The ACCA defines a “serious drug offense” as one “involving manufacturing, distributing, or possessing with intent to manufacture or distribute, a controlled substance.” 18 U.S.C. § 924(e)(2)(A)(ii). Under the categorical approach, the factual details of the crime do not matter, only how § 893.135(1) defines the crime of drug trafficking is relevant. United States v. Conage, 976 F.3d 1244 (11th Cir. 2020).

The Florida Supreme Court noted that under § 893.135(1), a person commits drug trafficking when he knowingly (1) “sells,” (2) “purchases,” (3) “manufactures,” (4) “delivers,” (5) “brings into this state,” and (6) is “in actual or constructive possession of” a trafficking quantity of illegal drugs. Conage’s federal appeal focused on trafficking by purchase. In his appeal, Conage argued “that a purchase is complete upon payment by the defendant and that therefore a completed purchase does not require proof that the defendant possessed the purchased drugs.”

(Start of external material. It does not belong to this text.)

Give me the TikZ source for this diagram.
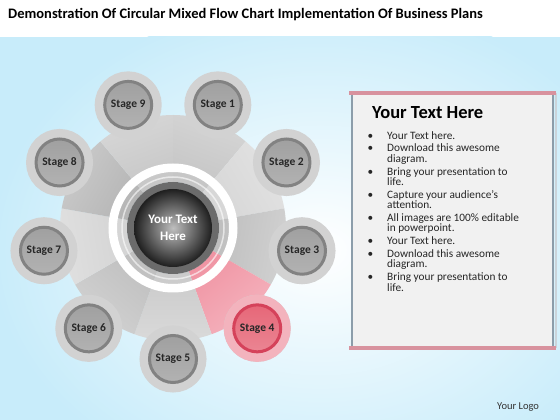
\documentclass[tikz,border=0pt]{standalone}
\usepackage{fontspec}
\setmainfont{Carlito}
\definecolor{bgblue}{HTML}{C8ECFA}
\definecolor{halogray}{HTML}{D2D2D2}
\definecolor{ringgray}{HTML}{828282}
\definecolor{bodytop}{HTML}{A0A0A0}
\definecolor{bodybot}{HTML}{B2B2B2}
\definecolor{pinkhalo}{HTML}{F3B3BD}
\definecolor{pinkring}{HTML}{D5425A}
\definecolor{pinkbody}{HTML}{E66778}
\definecolor{panelfill}{HTML}{F1F1F1}
\definecolor{paneledge}{HTML}{8C9DAA}
\definecolor{panelbar}{HTML}{D8929E}
\newcommand{\pb}{\llap{\textbullet\hspace{14pt}}}
\tikzset{
  stagebox/.style={circle, minimum size=47pt, inner sep=0pt, draw=ringgray, line width=3pt,
    top color=bodytop, bottom color=bodybot,
    preaction={draw=halogray, line width=20pt},
    font=\bfseries\fontsize{11.5}{13}\selectfont, text=black!85},
  hotbox/.style={stagebox, draw=pinkring, top color=pinkbody, bottom color=pinkbody!80!white,
    preaction={draw=pinkhalo, line width=20pt}},
}
\begin{document}
\begin{tikzpicture}[x=1pt,y=1pt]
\useasboundingbox (0,0) rectangle (560,420);
% background
\fill[white] (0,0) rectangle (560,420);
\fill[bgblue] (0,0) rectangle (560,383);
\begin{scope}
  \clip (0,0) rectangle (560,383);
  \shade[inner color=white, outer color=bgblue] (320,170) ellipse (330 and 250);
\end{scope}
\node[anchor=base west, inner sep=0pt, font=\bfseries\fontsize{14.5}{16}\selectfont] (title) at (8,401.7)
  {Demonstration Of Circular Mixed Flow Chart Implementation Of Business Plans};
\pgfmathsetmacro{\cx}{173}
\pgfmathsetmacro{\cy}{192}
\pgfmathsetmacro{\rin}{46}
\pgfmathsetmacro{\rout}{113}
\pgfmathsetmacro{\orbit}{131}
% wheel
\foreach \i/\c in {1/C4C4C4,2/D6D6D6,3/BEBEBE,4/F094A3,5/CACACA,6/BFBFBF,7/D3D3D3,8/B4B4B4,9/C6C6C6}{
  \pgfmathsetmacro{\b}{90-40*\i}
  \pgfmathsetmacro{\e}{130-40*\i}
  \pgfmathsetmacro{\t}{20-40*\i}
  \definecolor{seg}{HTML}{\c}
  \shade[shift={(\cx,\cy)}, top color=seg!70!white, bottom color=seg, shading angle=\t]
    (\b:\rin) arc[start angle=\b, end angle=\e, radius=\rin] -- (\e:\rout)
    arc[start angle=\e, end angle=\b, radius=\rout] -- cycle;
}
\draw[white, line width=8.5pt] (\cx,\cy) circle (60.25);
\draw[white, opacity=0.6, line width=1.5pt] (\cx,\cy) circle (51);
\fill[black!58] (\cx,\cy) circle (\rin);
\node[circle, minimum size=78pt, inner sep=0pt, inner color=black!25, outer color=black!88,
  text=white, align=center, font=\bfseries\fontsize{13}{16.7}\selectfont] (hub) at (\cx,\cy) {Your Text\\Here};
% stages
\foreach \i/\s in {1/stagebox,2/stagebox,3/stagebox,4/hotbox,5/stagebox,6/stagebox,7/stagebox,8/stagebox,9/stagebox}{
  \pgfmathsetmacro{\a}{110-40*\i}
  \node[\s] (s\i) at ([shift={(\cx,\cy)}]\a:\orbit) {Stage \i};
}
% text panel
\fill[panelfill] (352,72) rectangle (553,327);
\draw[paneledge!45, line width=2pt] (555.5,72) -- (555.5,327);
\draw[paneledge, line width=1.5pt] (352,72) -- (352,327) (553,72) -- (553,327);
\draw[panelbar, line width=3.5pt] (349,327) -- (556,327);
\draw[panelbar, line width=3.5pt] (349,72) -- (556,72);
\node[anchor=base west, inner sep=0pt, font=\bfseries\fontsize{18.5}{20}\selectfont] (head) at (372,301) {Your Text Here};
\node[anchor=north west, inner sep=0pt, align=left, text=black!85, font=\fontsize{11.3}{10.3}\selectfont] (list) at (387,289) {
\pb Your Text here.\\[2.6pt]
\pb Download this awesome\\
diagram.\\[2.6pt]
\pb Bring your presentation to\\
life.\\[2.6pt]
\pb Capture your audience’s\\
attention.\\[2.6pt]
\pb All images are 100\% editable\\
in powerpoint.\\[2.6pt]
\pb Your Text here.\\[2.6pt]
\pb Download this awesome\\
diagram.\\[2.6pt]
\pb Bring your presentation to\\
life.};
\node[anchor=base west, inner sep=0pt, text=black!80, font=\fontsize{10.5}{12}\selectfont] (logo) at (497,10.7) {Your Logo};
\end{tikzpicture}
\end{document}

 The Eleventh Circuit determined it could not resolve the appeal without guidance about how Florida law defines a completed purchase in this context and that it needed to know “what the State must prove in order to convict a defendant of purchasing a trafficking quantity of” illegal drugs. The Eleventh Circuit stated that the answer to this question has “enormous” implications for federal law. It explained: If Conage’s argument on the meaning of “purchase” is correct, “then no Florida drug trafficking conviction under § 893.135(1) can ever qualify as an ACCA predicate offense….”

The Florida Supreme Court began its analysis by explaining possession as a matter of federal law. Possession entails both actual and constructive possession. Conage. The former occurs when a defendant has “direct physical control” over the item in question. By contrast, “Constructive possession exists when the defendant exercises ownership, dominion, or control over the item or has the power and intent to exercise dominion or control.” United States v. Beckles, 565 F.3d 832(11th Cir. 2009). For example, “a defendant has constructive possession of a substance if it is being held by an agent of the defendant.” United States v. Edwards, 166 F.3d 1362 (11th Cir. 1999).

Turning to the definition of the word “purchase,” the Court turned to the dictionary because the term is not defined by the relevant statute. The Court found, as a matter of ordinary meaning, that “a purchase entails both giving consideration for and obtaining the good being purchased.”

“We do not think it would be reasonable to apply this definition so literally as to require proof that a defendant personally obtained actual, physical possession of the purchased item,” the Court instructed. “But we do think that a defendant cannot be said to have obtained an item until he has control over that item — in other words, until he has gained constructive possession as federal law understands that concept,” the Court explained.

The Court, therefore, concluded a purchase for purposes of § 893.135(1) requires proof that the defendant both (1) gave consideration for and (2) obtained control of a trafficking quantity of illegal drugs. It also concluded the requisite control to be the same range of conduct that constitutes constructive possession under federal law. See: Conage v. United States, 346 So.3d. 594 (Fla. 2022).